本稿の仮説はとくに(B)かつ(C)の場合の格差、すなわち男女の人的資本が同じであっても生じる男女の就業企業の違いが、男女格差に及ぼす影響に関係している。主たる関心は女性が男女の不平等が少ない企業への就業に留まる傾向、その意味で女性の勤め先の合理的選択、が統計上有意に確認できるか否かである。分析対象は上記のRIETI調査で調べた従業員100人以上の民間企業に勤めるホワイトカラー正社員の男女である。影響を調べたアウトカムは(1)収入の男女格差、(2)課長以上割合の男女格差、(3)係長以上割合の男女格差である。分析結果は以下を示した。

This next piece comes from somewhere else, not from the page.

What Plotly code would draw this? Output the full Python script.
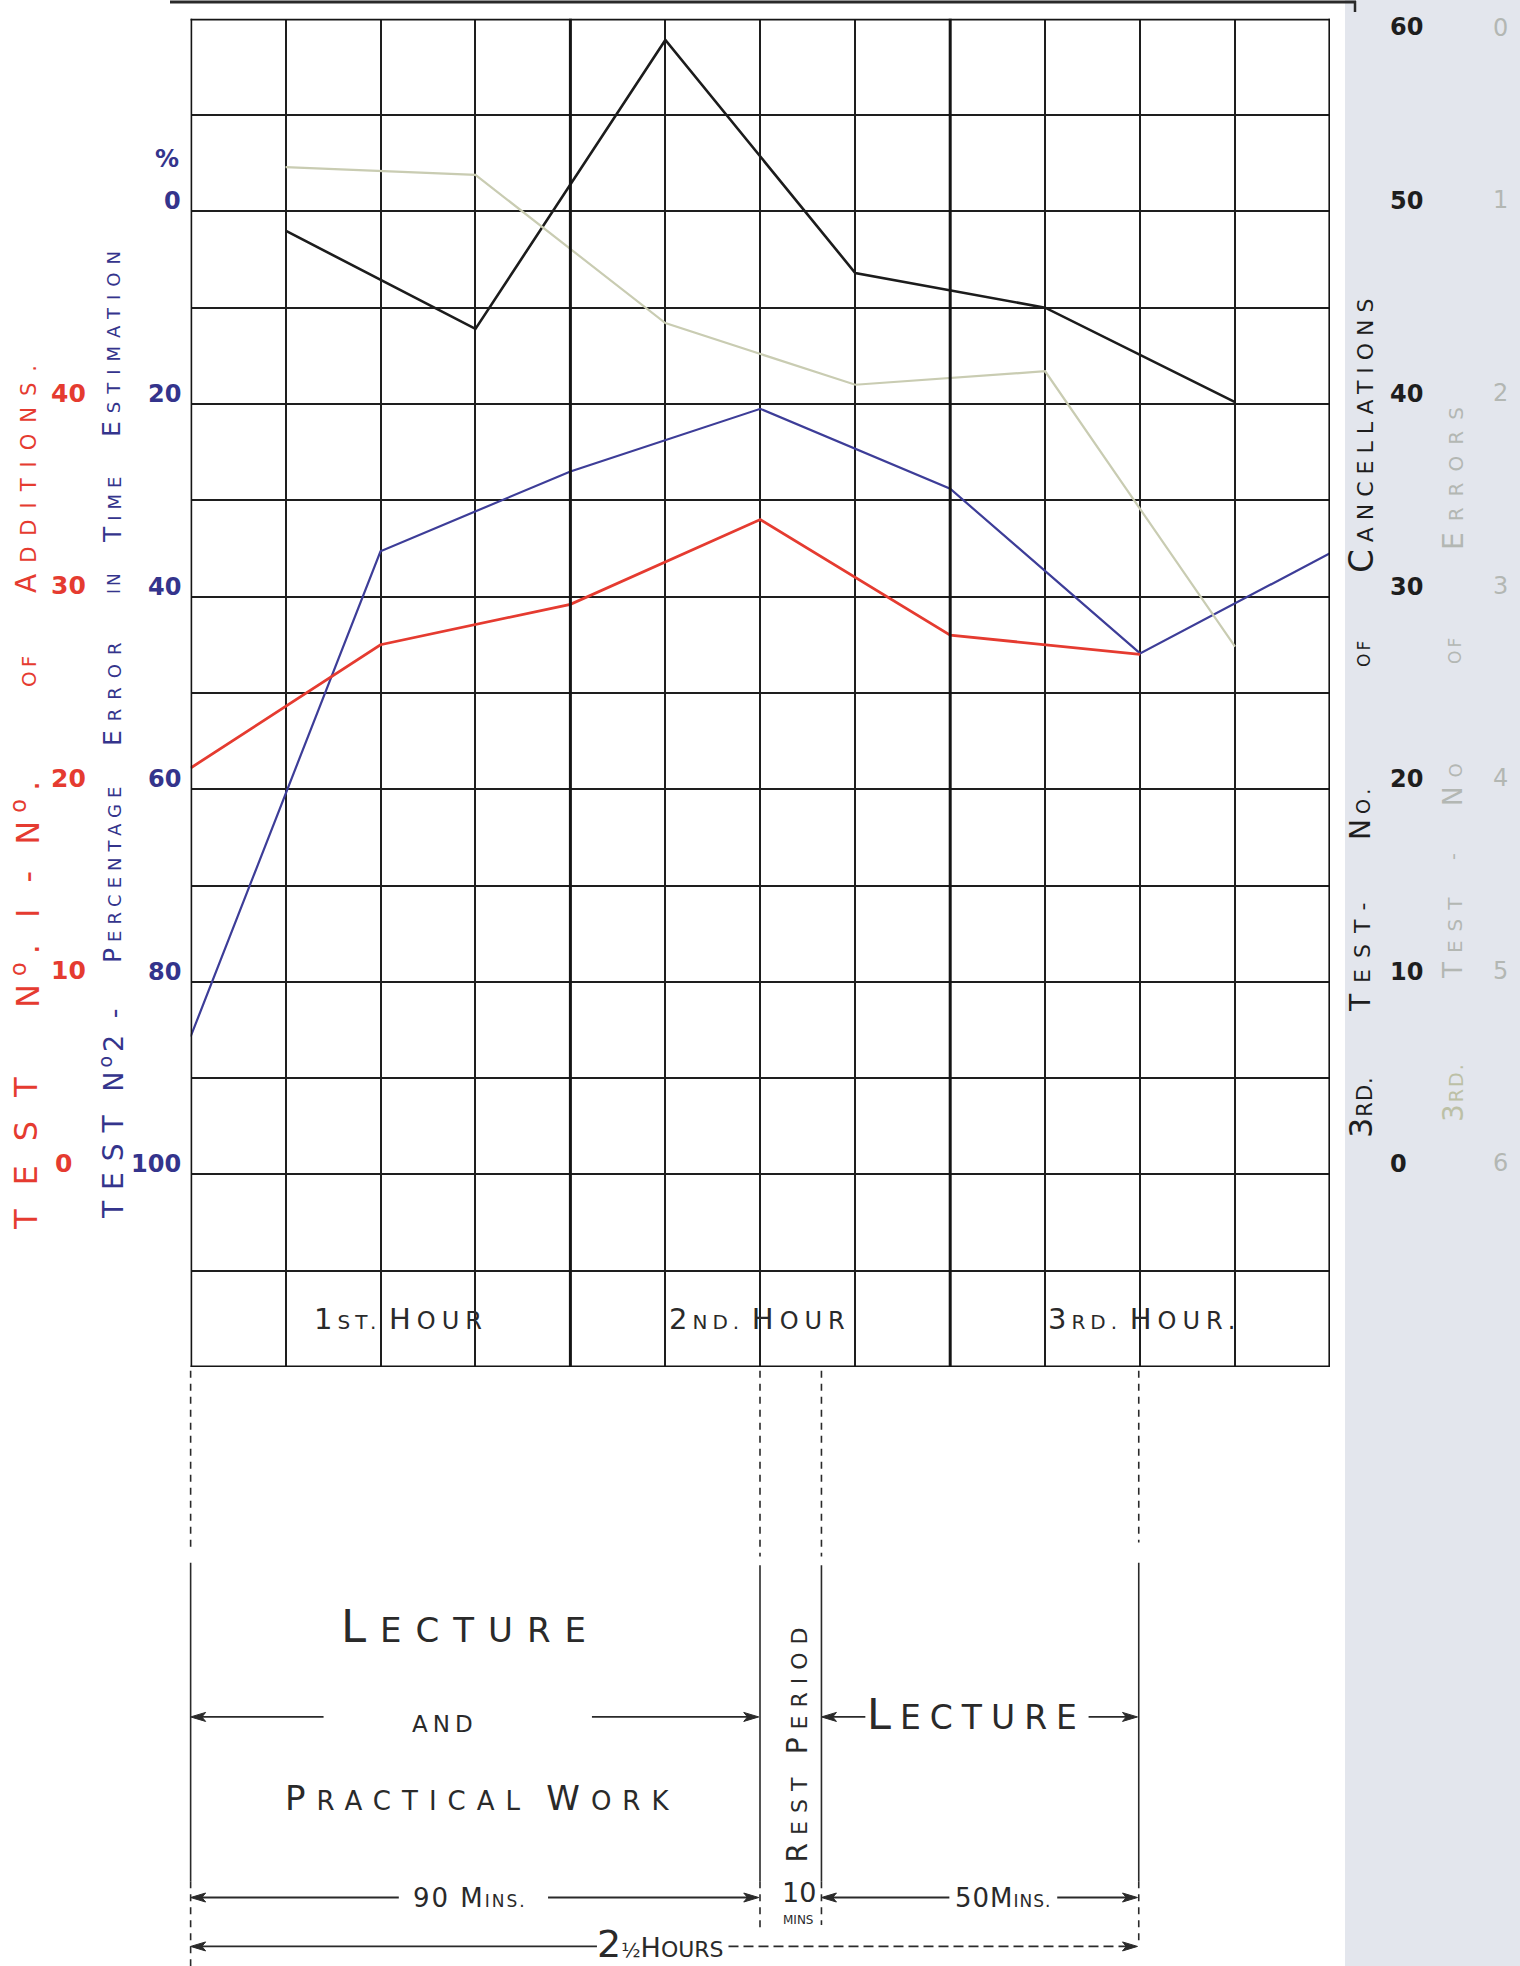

雇用者個人の年齢、学歴、勤続年数と各企業のアウトカムへの影響を制御して
(1)女性が、男性に比べ、男女所得格差の小さい企業ほどその企業での就業に留まる傾向は統計的に有意である。観察された男女賃金格差は、この企業選択効果がなかった場合に比べ、5.1%減少した。
(2)女性が、男性に比べ、男女の課長以上割合の差の少ない企業ほどその企業での就業に留まる傾向は統計的に有意でない。
(3)女性が、男性に比べ、男女の係長以上割合の差の少ない企業ほどその企業での就業に留まる傾向は統計的に有意である。観察された係長以上の職階の男女格差は、この企業選択効果がなかった場合に比べ、6.1%減少した。